What is the need for digital sociology? Do people behave differently in different spheres?
It’s actually really important to have digital sociology for a couple of reasons. One, I really do believe that society is changing because of these technologies in profound sorts of ways — and really quickly. It used to be sort of a comic question when you’d meet a couple as a conversation starter to say, ‘How’d you meet?’ And that would be a story, right? But I no longer ask that of people because the answer is always, ‘We met online.’ Online dating has really transformed the way people are meeting and coupling and dating and marrying. Coupling and dating and marrying are classic sociological areas of investigation. The fact that we have this really profound shift in the way people are making these choices merits investigation. I guess the other question that goes along with that is, ‘Haven’t people already been doing this?’ Again, there’s been a lack of sociological analysis on these issues. It tends to be more focused on the tool themselves rather than the social behavior.

In the wake of recent violence, like the shooting of Philando Castile and the ambush of police in Dallas, I was wondering if the digital dialogues on race help or hurt the situation?
Rhetoric that used to be mostly available in printed publications is now widely available online. And what does that mean? It means that the ways that people who are the targets of racism, the way they experience racism is changing. And the way that people are perpetrating racism, the tools have changed for them to be able to do that.

This is where it’s really important to talk about standpoints; basically the idea that how you view things depends on where you stand. I think that for some people who before the kind of recent attention on extrajudicial killing of black people, before this attention, they led a pretty comfortable life and never thought about race. I think for them it feels like it’s making things worse.

I think for people who are the subject of this kind of ongoing, routine, systematic abuse, the online dialogue is an opening for the possibility of change. I don’t know that it’s a direct relationship, like we’re going to have more discussion about this online and therefore things will change or be better. I think it opens up the possibility of change. That makes me hopeful.

On the other hand, I was just reading that the person who filmed the murder of Alton Sterling in Baton Rouge has been arrested by the police. Digital technology has also come to the attention of those in power and can be used to further oppression. We don’t know how it’s going to turn out. I think that in the short term it certainly opens the possibility for change but it’s not a certainty that change will go in a liberatory sort of direction.

For me, there’s a misperception. It’s not simply that people are recruited. People go and search for this racist language online or they create it themselves. It’s not like there is a net that catches unsuspecting people. But there are new and really pernicious forms of racism online, which includes things that I call “cloaked” sites. Like martinlutherking(dot)org, which appears to be a tribute site to Dr. King, but is in fact owned by white supremacists.
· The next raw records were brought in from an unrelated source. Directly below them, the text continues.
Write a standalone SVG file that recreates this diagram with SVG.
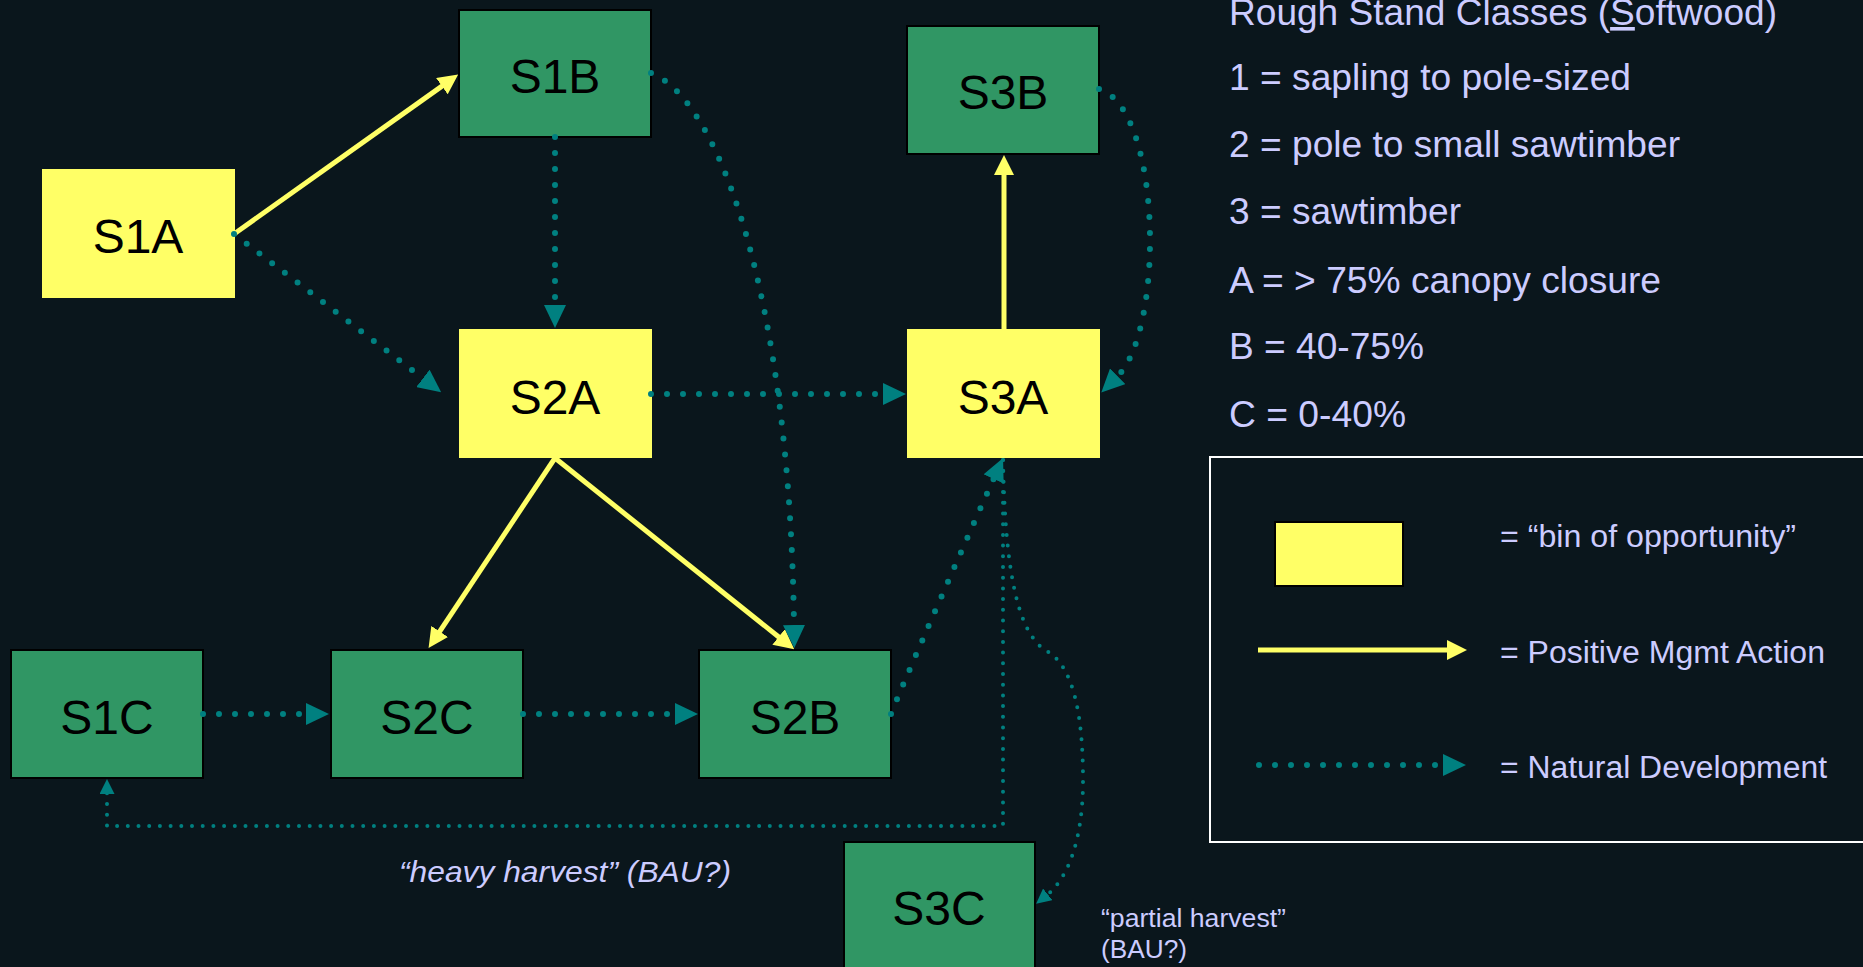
<svg xmlns="http://www.w3.org/2000/svg" width="1863" height="967" viewBox="0 0 1863 967">
<style>
.bg{fill:#0a161c}
.green{fill:#309664;stroke:#000;stroke-width:2}
.yellow{fill:#ffff66}
.lbl{font-family:"Liberation Sans",Arial,sans-serif;font-size:48px;fill:#000;text-anchor:middle}
.leg{font-family:"Liberation Sans",Arial,sans-serif;font-size:36px;fill:#ccccff}
.leg2{font-family:"Liberation Sans",Arial,sans-serif;font-size:31px;fill:#ccccff}
.note{font-family:"Liberation Sans",Arial,sans-serif;fill:#ccccff}
.pos{fill:none;stroke:#ffff66;stroke-width:5}
.nat{fill:none;stroke:#008080;stroke-width:6;stroke-linecap:round;stroke-dasharray:0 16}
.nats{fill:none;stroke:#008080;stroke-width:4;stroke-linecap:round;stroke-dasharray:0 10.7}
</style>
<defs>
<marker id="ya" markerUnits="userSpaceOnUse" viewBox="0 0 20 20" markerWidth="20" markerHeight="20" refX="1" refY="10" orient="auto"><path d="M0,0 L20,10 L0,20 z" fill="#ffff66"/></marker>
<marker id="ta" markerUnits="userSpaceOnUse" viewBox="0 0 23 22" markerWidth="23" markerHeight="22" refX="1" refY="11" orient="auto"><path d="M0,0 L23,11 L0,22 z" fill="#008080"/></marker>
<marker id="ts" markerUnits="userSpaceOnUse" viewBox="0 0 15 15" markerWidth="15" markerHeight="15" refX="1" refY="7.5" orient="auto"><path d="M0,0 L15,7.5 L0,15 z" fill="#008080"/></marker>
</defs>
<rect class="bg" x="0" y="0" width="1863" height="967"/>

<g id="nodes">
<g id="S1A"><rect class="yellow" x="42" y="169" width="193" height="129"/><text class="lbl" x="138" y="253">S1A</text></g>
<g id="S1B"><rect class="green" x="459" y="10" width="192" height="127"/><text class="lbl" x="555" y="93">S1B</text></g>
<g id="S2A"><rect class="yellow" x="459" y="329" width="193" height="129"/><text class="lbl" x="555" y="414">S2A</text></g>
<g id="S3B"><rect class="green" x="907" y="26" width="192" height="128"/><text class="lbl" x="1003" y="109">S3B</text></g>
<g id="S3A"><rect class="yellow" x="907" y="329" width="193" height="129"/><text class="lbl" x="1003" y="414">S3A</text></g>
<g id="S1C"><rect class="green" x="11" y="650" width="192" height="128"/><text class="lbl" x="107" y="734">S1C</text></g>
<g id="S2C"><rect class="green" x="331" y="650" width="192" height="128"/><text class="lbl" x="427" y="734">S2C</text></g>
<g id="S2B"><rect class="green" x="699" y="650" width="192" height="128"/><text class="lbl" x="795" y="734">S2B</text></g>
<g id="S3C"><rect class="green" x="844" y="842" width="191" height="140"/><text class="lbl" x="939" y="925">S3C</text></g>
</g>

<g id="connectors">
<path class="pos" d="M234,234 L442.7,85.6" marker-end="url(#ya)"/>
<path class="pos" d="M555,458 L439.1,632.3" marker-end="url(#ya)"/>
<path class="pos" d="M555,458 L779.4,637.5" marker-end="url(#ya)"/>
<path class="pos" d="M1004,329 L1004,174" marker-end="url(#ya)"/>
<path class="nat" d="M555,137 L555,306" marker-end="url(#ta)"/>
<path class="nat" d="M234,234 L423.7,379" marker-end="url(#ta)"/>
<path class="nat" d="M651,394 L884,394" marker-end="url(#ta)"/>
<path class="nat" d="M203,714 L307,714" marker-end="url(#ta)"/>
<path class="nat" d="M523,714 L676,714" marker-end="url(#ta)"/>
<path class="nat" d="M651,73 C720,100 790,300 794,626" marker-end="url(#ta)"/>
<path class="nat" d="M1099,89 C1162,108 1165,330 1117,377" marker-end="url(#ta)"/>
<path class="nat" d="M891,714 C900,690 975,520 994,478" marker-end="url(#ta)"/>
<path class="nats" d="M1003,460 V826 H107 V793" marker-end="url(#ts)"/>
<path class="nats" d="M1003,460 C1005,560 1015,630 1045,650 C1075,665 1083,720 1083,780 C1083,840 1068,878 1047,895" marker-end="url(#ts)"/>
</g>

<g id="notes">
<text class="note" x="399" y="882" font-size="29" font-style="italic" textLength="332" lengthAdjust="spacingAndGlyphs">“heavy harvest” (BAU?)</text>
<text class="note" x="1101" y="927" font-size="26" textLength="185" lengthAdjust="spacingAndGlyphs">“partial harvest”</text>
<text class="note" x="1101" y="958" font-size="26" textLength="86" lengthAdjust="spacingAndGlyphs">(BAU?)</text>
</g>

<g id="key">
<text class="leg" x="1229" y="25" textLength="548" lengthAdjust="spacingAndGlyphs">Rough Stand Classes (<tspan text-decoration="underline">S</tspan>oftwood)</text>
<text class="leg" x="1229" y="90" textLength="402" lengthAdjust="spacingAndGlyphs">1 = sapling to pole-sized</text>
<text class="leg" x="1229" y="157" textLength="451" lengthAdjust="spacingAndGlyphs">2 = pole to small sawtimber</text>
<text class="leg" x="1229" y="224" textLength="232" lengthAdjust="spacingAndGlyphs">3 = sawtimber</text>
<text class="leg" x="1229" y="293" textLength="432" lengthAdjust="spacingAndGlyphs">A = &gt; 75% canopy closure</text>
<text class="leg" x="1229" y="359" textLength="195" lengthAdjust="spacingAndGlyphs">B = 40-75%</text>
<text class="leg" x="1229" y="427" textLength="177" lengthAdjust="spacingAndGlyphs">C = 0-40%</text>
</g>

<g id="legend">
<rect x="1210" y="457" width="700" height="385" fill="none" stroke="#ffffff" stroke-width="2"/>
<rect x="1275" y="522" width="128" height="64" fill="#ffff66" stroke="#000" stroke-width="2"/>
<text class="leg2" x="1500" y="547" textLength="296" lengthAdjust="spacingAndGlyphs">= “bin of opportunity”</text>
<path class="pos" d="M1258,650 L1448,650" marker-end="url(#ya)"/>
<text class="leg2" x="1500" y="663" textLength="325" lengthAdjust="spacingAndGlyphs">= Positive Mgmt Action</text>
<path class="nat" d="M1259,765 L1444,765" marker-end="url(#ta)"/>
<text class="leg2" x="1500" y="778" textLength="327" lengthAdjust="spacingAndGlyphs">= Natural Development</text>
</g>
</svg>
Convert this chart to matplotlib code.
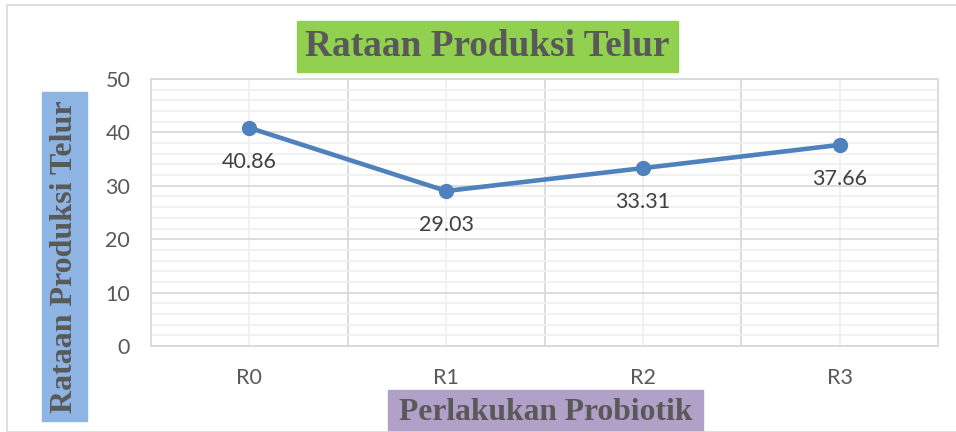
import matplotlib.pyplot as plt
from matplotlib.patches import Rectangle
from matplotlib.ticker import MultipleLocator

categories = ['R0', 'R1', 'R2', 'R3']
values = [40.86, 29.03, 33.31, 37.66]
labels = ['40.86', '29.03', '33.31', '37.66']

title = 'Rataan Produksi Telur'
xlabel = 'Perlakukan Probiotik'
ylabel = 'Rataan Produksi Telur'

W, H = 956, 432
fig = plt.figure(figsize=(W / 100, H / 100), dpi=100)

# outer chart frame
fig.patches.append(Rectangle((7 / W, 0), 1.2, 1 - 5 / H, transform=fig.transFigure,
                             fill=False, edgecolor='#D9D9D9', lw=1.2))

ax = fig.add_axes([151 / W, 1 - 346 / H, (938 - 151) / W, (346 - 79) / H])
x = list(range(len(categories)))
ax.plot(x, values, color='#4F81BD', lw=3.3, marker='o', markersize=10, zorder=3)
for xi, v, lab in zip(x, values, labels):
    ax.annotate(lab, (xi, v), xytext=(0, -34), textcoords='offset pixels',
                ha='center', va='center', fontsize=15.5, color='#404040', family='Lato')

ax.set_xlim(-0.5, 3.5)
ax.set_ylim(0, 50)
ax.set_xticks(x)
ax.set_xticklabels(categories)
ax.yaxis.set_major_locator(MultipleLocator(10))
ax.yaxis.set_minor_locator(MultipleLocator(2))
ax.set_xticks([0.5, 1.5, 2.5], minor=True)
ax.grid(which='major', axis='y', color='#D9D9D9', lw=1.3)
ax.grid(which='minor', axis='y', color='#F0F0F0', lw=1.3)
ax.grid(which='major', axis='x', color='#F0F0F0', lw=1.3)
ax.grid(which='minor', axis='x', color='#D9D9D9', lw=1.3)
ax.set_axisbelow(True)
ax.tick_params(which='both', length=0)
ax.tick_params(axis='y', pad=15, labelsize=15.5, labelcolor='#595959')
ax.tick_params(axis='x', pad=16, labelsize=15.5, labelcolor='#595959')
for lab in ax.get_xticklabels() + ax.get_yticklabels():
    lab.set_family('Lato')
for s in ax.spines.values():
    s.set_color('#D9D9D9')
    s.set_linewidth(1.3)

# title box
fig.patches.append(Rectangle((297 / W, 1 - 72 / H), (678 - 297) / W, 51 / H,
                             transform=fig.transFigure, color='#92D050', zorder=0))
fig.text((297 + 678) / 2 / W, 1 - 47 / H, title, ha='center', va='center',
         fontsize=26.8, fontweight='bold', family='Liberation Serif', color='#595959')

# y label box
fig.patches.append(Rectangle((42 / W, 1 - 421 / H), 45 / W, (421 - 92) / H,
                             transform=fig.transFigure, color='#8DB4E2', zorder=0))
fig.text(65 / W, 1 - 257 / H, ylabel, ha='center', va='center', rotation=90,
         fontsize=23, fontweight='bold', family='Liberation Serif', color='#595959')

# x label box
fig.patches.append(Rectangle((388 / W, 0), (703 - 388) / W, 42 / H,
                             transform=fig.transFigure, color='#B1A0C7', zorder=0))
fig.text((388 + 703) / 2 / W, 1 - 412 / H, xlabel, ha='center', va='center',
         fontsize=22.7, fontweight='bold', family='Liberation Serif', color='#595959')

fig.savefig('out.png', dpi=100)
Those things take us into a new area with racist speech because it calls into question all sorts of things, like who are heroes are, what we mean by civil rights and really how we establish knowledge about these things. As more and more of our ancestors who led the fight for civil rights, as they pass away and that lived experience goes into stories online, then there’s a kind of question that arises about, how do you know what you know, how do you know what’s true?

I think the white supremacists online, to all of our detriment, have been very prescient in their thinking about how to undermine civil rights through the web. I think there is this other thing going on, which is maybe even more disturbing, which is the erosion of agreed upon values that we were won in the civil rights movement that are now being called into question through online discussions.

As journalists, what role should we play in these discussions online?
I think there are some really important roles for journalists to play. The kind of journalism that’s been, for example, taking Donald Trump to task is really just crucial to a democratic society. There’s this kind of moment we’re living in where the notion of fair and balanced is kind of what leads journalism, that it’s this view from nowhere. It’s important for journalists to stand on the side of fact-based reality. Which may seem silly or a funny thing to say, but I think it’s really important in a political landscape in which truth and fact are kind of up for debate. That’s a huge and important role for journalists to play.